C'était une promesse des libéraux, en 2015. L'élection de 2015 devait être la dernière avec un mode de scrutin inéquitable et archaïque.
J'ai siégé au Comité spécial sur la réforme électorale. Pendant un an, nous avons sillonné le pays pour écouter les gens, pour écouter des intervenants de groupes concernés par la question, des élus locaux, des professeurs d'université et des experts. Nous avons fait des sondages en ligne et écouté les gens. Dans une écrasante majorité, tout le monde a pu constater que le système actuel est brisé, qu'il ne correspond pas au respect de l'égalité des citoyens et des citoyennes et que la Chambre n'est pas représentative du choix fait par les gens. Ce sont 90 % des témoins venus nous rencontrer au Comité qui nous ont dit cela, et c'est ce que nous ont révélé 90 % des mémoires reçus. Ensuite, le gouvernement libéral s'est rendu compte que cela allait dans la mauvaise direction, que ce n'était pas nécessairement là où il voulait aller. Il a donc fait un sondage en ligne, un sondage incroyablement biaisé, et 75 % des gens ont tout de même répondu qu'ils souhaitaient avoir un mode de scrutin proportionnel.

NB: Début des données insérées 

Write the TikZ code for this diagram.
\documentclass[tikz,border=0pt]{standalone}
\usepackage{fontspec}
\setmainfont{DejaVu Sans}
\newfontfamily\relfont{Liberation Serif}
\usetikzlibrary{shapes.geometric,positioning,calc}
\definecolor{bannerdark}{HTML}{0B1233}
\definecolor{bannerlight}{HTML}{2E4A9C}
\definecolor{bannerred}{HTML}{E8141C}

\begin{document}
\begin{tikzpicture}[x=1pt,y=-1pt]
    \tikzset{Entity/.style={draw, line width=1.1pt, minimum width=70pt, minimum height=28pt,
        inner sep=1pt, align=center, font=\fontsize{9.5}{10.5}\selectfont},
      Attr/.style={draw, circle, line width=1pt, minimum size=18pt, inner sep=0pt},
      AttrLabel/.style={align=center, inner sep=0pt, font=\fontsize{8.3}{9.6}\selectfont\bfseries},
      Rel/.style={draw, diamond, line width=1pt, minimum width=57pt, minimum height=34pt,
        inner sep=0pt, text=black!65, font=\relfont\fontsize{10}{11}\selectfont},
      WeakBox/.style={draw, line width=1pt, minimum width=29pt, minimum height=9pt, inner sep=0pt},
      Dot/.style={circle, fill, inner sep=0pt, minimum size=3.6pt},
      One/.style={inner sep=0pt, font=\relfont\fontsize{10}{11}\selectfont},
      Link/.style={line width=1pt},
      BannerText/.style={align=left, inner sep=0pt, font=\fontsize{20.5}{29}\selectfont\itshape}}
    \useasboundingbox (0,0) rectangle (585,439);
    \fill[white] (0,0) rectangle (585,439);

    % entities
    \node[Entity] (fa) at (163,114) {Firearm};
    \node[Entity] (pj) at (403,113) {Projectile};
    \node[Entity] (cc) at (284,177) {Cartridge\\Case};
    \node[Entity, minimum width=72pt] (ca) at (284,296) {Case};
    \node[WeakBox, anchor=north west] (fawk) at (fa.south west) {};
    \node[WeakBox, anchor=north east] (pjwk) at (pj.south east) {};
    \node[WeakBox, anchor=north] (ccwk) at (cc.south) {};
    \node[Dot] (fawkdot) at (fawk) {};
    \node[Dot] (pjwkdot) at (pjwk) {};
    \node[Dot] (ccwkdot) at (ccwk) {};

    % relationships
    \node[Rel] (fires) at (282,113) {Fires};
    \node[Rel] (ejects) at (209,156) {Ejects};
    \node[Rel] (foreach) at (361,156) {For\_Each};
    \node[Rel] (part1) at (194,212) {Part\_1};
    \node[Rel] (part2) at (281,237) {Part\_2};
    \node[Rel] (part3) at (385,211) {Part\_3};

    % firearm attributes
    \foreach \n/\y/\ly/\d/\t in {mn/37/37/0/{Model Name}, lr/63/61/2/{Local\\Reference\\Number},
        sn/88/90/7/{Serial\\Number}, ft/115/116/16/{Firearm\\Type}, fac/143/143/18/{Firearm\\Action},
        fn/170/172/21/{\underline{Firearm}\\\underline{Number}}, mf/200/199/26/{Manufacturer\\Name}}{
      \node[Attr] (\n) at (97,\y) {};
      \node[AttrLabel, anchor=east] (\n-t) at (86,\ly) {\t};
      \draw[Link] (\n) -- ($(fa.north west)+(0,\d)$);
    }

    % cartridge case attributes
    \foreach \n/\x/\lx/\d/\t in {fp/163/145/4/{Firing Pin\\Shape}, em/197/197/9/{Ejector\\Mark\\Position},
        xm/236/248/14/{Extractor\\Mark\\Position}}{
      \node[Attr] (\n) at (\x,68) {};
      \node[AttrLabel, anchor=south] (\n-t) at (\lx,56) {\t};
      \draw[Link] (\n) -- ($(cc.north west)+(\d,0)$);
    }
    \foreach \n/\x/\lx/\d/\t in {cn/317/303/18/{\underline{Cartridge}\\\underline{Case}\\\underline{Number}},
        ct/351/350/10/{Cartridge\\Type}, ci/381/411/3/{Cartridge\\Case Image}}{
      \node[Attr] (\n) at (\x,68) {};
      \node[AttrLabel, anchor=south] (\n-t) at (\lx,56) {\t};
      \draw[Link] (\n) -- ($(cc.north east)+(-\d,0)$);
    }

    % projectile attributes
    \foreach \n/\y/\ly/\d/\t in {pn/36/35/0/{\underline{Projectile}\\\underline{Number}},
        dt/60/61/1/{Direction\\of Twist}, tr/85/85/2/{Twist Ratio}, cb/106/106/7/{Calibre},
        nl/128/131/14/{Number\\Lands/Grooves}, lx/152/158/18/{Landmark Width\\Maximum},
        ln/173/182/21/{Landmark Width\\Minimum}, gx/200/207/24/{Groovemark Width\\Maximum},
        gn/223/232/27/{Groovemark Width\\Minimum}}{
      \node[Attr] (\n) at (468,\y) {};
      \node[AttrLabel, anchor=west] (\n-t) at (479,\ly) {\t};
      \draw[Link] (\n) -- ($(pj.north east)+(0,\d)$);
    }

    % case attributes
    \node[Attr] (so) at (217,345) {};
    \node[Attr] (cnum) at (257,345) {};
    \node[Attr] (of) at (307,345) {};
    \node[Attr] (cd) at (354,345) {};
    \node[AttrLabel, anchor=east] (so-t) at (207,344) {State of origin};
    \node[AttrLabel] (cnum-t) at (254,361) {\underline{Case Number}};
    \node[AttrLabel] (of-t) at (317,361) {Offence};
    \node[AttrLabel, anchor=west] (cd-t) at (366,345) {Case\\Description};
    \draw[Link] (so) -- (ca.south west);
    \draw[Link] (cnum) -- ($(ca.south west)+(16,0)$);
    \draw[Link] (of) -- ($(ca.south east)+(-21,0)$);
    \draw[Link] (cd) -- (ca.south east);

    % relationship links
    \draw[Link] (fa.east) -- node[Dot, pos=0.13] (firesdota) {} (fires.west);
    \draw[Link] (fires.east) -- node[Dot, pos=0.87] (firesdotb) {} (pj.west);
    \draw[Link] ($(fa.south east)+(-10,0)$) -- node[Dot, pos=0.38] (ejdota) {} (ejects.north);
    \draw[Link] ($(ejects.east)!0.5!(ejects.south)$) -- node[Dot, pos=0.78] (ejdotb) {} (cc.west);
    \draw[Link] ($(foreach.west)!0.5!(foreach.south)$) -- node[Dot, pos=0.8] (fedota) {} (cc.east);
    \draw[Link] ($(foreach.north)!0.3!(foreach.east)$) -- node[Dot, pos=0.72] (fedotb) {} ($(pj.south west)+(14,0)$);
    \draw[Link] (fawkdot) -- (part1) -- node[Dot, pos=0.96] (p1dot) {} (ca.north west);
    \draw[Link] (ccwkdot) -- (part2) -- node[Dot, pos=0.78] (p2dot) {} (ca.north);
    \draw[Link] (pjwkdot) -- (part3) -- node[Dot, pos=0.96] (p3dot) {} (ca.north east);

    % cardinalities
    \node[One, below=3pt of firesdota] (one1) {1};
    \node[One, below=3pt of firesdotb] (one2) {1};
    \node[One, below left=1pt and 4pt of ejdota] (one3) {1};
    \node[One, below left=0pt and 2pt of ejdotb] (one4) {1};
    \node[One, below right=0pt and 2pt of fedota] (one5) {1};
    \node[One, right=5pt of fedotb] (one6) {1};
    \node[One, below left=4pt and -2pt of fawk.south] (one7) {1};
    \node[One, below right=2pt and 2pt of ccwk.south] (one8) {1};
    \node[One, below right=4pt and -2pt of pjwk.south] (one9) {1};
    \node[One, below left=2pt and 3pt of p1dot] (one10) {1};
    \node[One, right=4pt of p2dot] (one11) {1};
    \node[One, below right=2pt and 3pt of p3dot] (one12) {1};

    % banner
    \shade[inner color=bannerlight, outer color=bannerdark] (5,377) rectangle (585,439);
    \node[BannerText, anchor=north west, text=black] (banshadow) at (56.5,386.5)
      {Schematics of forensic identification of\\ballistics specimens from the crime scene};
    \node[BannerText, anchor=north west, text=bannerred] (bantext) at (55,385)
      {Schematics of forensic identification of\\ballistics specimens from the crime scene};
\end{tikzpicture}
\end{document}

Au Comité spécial sur la réforme électorale, il y a eu une entente entre le Parti conservateur, le Bloc québécois, le NDP et le Parti vert. Nous nous entendions pour tenir un référendum, pour suggérer aux Canadiens et aux Québécois d'adopter un mode de scrutin proportionnel. La majorité des membres du Comité avaient trouvé un consensus pour être capables d'aller de l'avant et de proposer un vrai changement aux gens. La réponse incroyable de la part des libéraux a été qu'il n'y avait pas de consensus. Ils ont pris ce travail et l'ont mis à la poubelle. C'en était terminé. Ils ont ensuite pris congé. Les libéraux ont agi ainsi parce que ce n'était pas là où ils voulaient aller. C'était absolument faux de dire qu'il n'y avait pas de consensus. Il y avait un énorme consensus au sein des témoins, des gens interrogés et des partis politiques représentés au Comité. Les libéraux étaient les seuls isolés. Toutefois, comme ils étaient au pouvoir, ils ont fait ce qu'ils voulaient. Ils ont brisé leur promesse, et nous sommes passés à côté d'une occasion historique.

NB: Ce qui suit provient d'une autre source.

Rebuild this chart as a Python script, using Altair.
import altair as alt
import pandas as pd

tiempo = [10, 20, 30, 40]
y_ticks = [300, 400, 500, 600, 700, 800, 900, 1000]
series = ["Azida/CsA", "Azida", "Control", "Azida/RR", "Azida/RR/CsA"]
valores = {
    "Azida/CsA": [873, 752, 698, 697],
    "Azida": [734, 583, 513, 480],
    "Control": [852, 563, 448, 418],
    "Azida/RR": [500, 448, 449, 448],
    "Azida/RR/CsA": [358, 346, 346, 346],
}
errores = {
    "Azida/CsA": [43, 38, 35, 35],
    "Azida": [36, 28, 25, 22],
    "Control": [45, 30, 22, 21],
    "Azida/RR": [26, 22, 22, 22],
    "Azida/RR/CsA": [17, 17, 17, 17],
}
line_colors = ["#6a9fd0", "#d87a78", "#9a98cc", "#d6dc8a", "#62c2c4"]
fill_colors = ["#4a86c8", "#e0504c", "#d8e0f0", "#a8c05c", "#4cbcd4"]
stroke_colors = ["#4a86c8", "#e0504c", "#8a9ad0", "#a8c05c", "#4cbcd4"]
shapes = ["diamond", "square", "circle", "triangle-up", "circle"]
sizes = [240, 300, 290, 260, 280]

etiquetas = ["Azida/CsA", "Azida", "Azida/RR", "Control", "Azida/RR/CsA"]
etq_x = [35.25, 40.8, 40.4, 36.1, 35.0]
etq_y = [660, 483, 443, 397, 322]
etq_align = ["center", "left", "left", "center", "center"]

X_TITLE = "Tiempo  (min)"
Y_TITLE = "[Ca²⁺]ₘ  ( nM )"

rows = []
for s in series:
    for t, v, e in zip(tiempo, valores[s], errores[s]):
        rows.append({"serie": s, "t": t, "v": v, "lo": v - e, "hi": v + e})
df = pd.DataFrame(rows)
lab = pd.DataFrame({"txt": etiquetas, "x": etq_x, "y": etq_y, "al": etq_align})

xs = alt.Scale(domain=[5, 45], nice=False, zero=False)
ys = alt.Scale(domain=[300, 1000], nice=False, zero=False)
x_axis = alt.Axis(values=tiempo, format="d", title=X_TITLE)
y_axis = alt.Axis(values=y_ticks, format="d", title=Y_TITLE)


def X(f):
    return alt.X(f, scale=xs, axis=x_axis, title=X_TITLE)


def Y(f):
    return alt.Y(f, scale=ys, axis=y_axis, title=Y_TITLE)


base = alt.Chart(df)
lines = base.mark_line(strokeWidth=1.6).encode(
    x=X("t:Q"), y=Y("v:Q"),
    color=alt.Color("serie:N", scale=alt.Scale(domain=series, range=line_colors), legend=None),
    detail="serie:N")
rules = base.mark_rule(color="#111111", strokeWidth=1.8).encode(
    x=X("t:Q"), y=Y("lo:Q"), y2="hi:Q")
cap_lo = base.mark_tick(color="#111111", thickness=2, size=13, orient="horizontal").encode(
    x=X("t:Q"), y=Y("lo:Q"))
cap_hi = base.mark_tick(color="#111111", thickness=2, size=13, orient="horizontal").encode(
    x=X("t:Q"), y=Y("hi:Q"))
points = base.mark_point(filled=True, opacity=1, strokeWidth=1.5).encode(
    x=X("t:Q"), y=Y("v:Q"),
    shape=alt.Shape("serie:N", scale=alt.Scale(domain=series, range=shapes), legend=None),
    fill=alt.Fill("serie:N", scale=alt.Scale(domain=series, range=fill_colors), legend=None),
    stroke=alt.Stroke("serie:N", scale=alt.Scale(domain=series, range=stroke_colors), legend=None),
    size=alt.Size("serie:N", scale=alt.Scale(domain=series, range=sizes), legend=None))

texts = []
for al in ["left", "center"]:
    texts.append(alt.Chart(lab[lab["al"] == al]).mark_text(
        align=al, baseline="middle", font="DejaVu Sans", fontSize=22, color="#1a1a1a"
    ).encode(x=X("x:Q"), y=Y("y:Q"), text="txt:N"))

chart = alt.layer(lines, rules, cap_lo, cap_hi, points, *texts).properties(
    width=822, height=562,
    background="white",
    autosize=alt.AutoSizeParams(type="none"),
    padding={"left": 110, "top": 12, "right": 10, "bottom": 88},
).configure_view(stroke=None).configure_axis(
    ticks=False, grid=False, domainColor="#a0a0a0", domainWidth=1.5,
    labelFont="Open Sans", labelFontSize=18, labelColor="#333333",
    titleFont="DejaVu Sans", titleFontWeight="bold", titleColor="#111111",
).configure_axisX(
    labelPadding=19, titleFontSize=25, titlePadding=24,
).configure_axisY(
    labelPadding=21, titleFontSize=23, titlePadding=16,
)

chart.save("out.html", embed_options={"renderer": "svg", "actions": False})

Je pense que nous devons ramener cette question à l'avant-scène. Cela est important pour l'amélioration de notre système démocratique. Je disais tantôt qu'un parti politique peut être élu avec un pouvoir absolu grâce à moins de 40 % des votes. On a déjà vu pire: un parti politique avait obtenu davantage de voix, mais il était devenu un parti de l'opposition, tandis que le parti arrivé en deuxième position dans le vote populaire avait obtenu le pouvoir. Il ne s'agit donc pas seulement d'une distorsion, mais d'une tartufferie. C'est aller à l'encontre de la volonté populaire. Si nous sommes de vrais démocrates et que nous croyons que nous devons représenter à la Chambre le choix des citoyens et des citoyennes, il faut également avoir cette vraie conservation sur un mode de scrutin beaucoup plus adapté, qui est d'ailleurs celui de la grande majorité des démocraties du monde.
Le Canada est l'un des rares pays, avec le Royaume‑Uni et les États‑Unis, à avoir encore ce système. La plupart des pays du monde ont des modes de scrutin proportionnel, avec différents systèmes. Nous pourrions parler longtemps des différents modèles qui existent, mais je veux surtout dire que le mode de scrutin proportionnel est beaucoup plus respectueux de la volonté populaire.

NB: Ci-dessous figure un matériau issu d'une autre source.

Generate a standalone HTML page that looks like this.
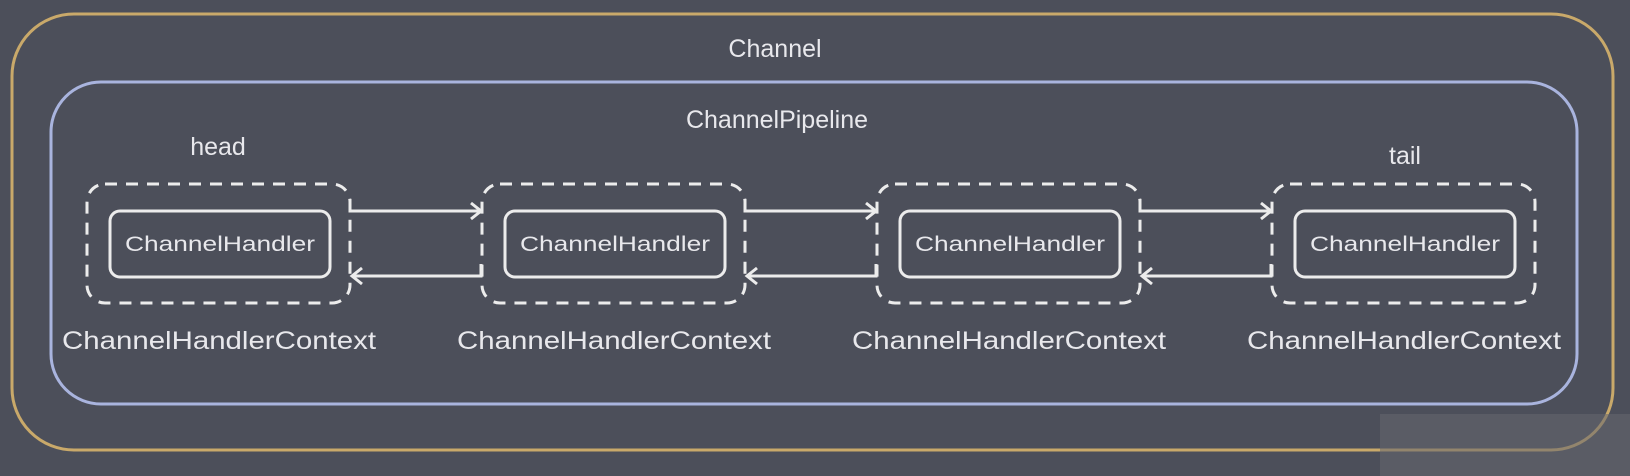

Je suis très content de participer au débat d'aujourd'hui. Je pense que la question de notre système électoral, de la reconnaissance de la nation québécoise, du poids politique des différents territoires, des différentes communautés ou des différentes nations à la Chambre est importante et fondamentale. En tant que démocrate, j'aime toujours parler de démocratie, du pouvoir des citoyens et des citoyennes, ainsi que de la possibilité d'améliorer notre système.
Je suis prêt à répondre aux questions, mais je tiens à dire que je trouve intéressante la recommandation qui a été faite dans cette motion, et je pense que c'est tout à fait adapté de demander à un comité parlementaire d'étudier la question du poids politique du Québec. Cela fait partie des discussions normales que nous devons avoir à la Chambre.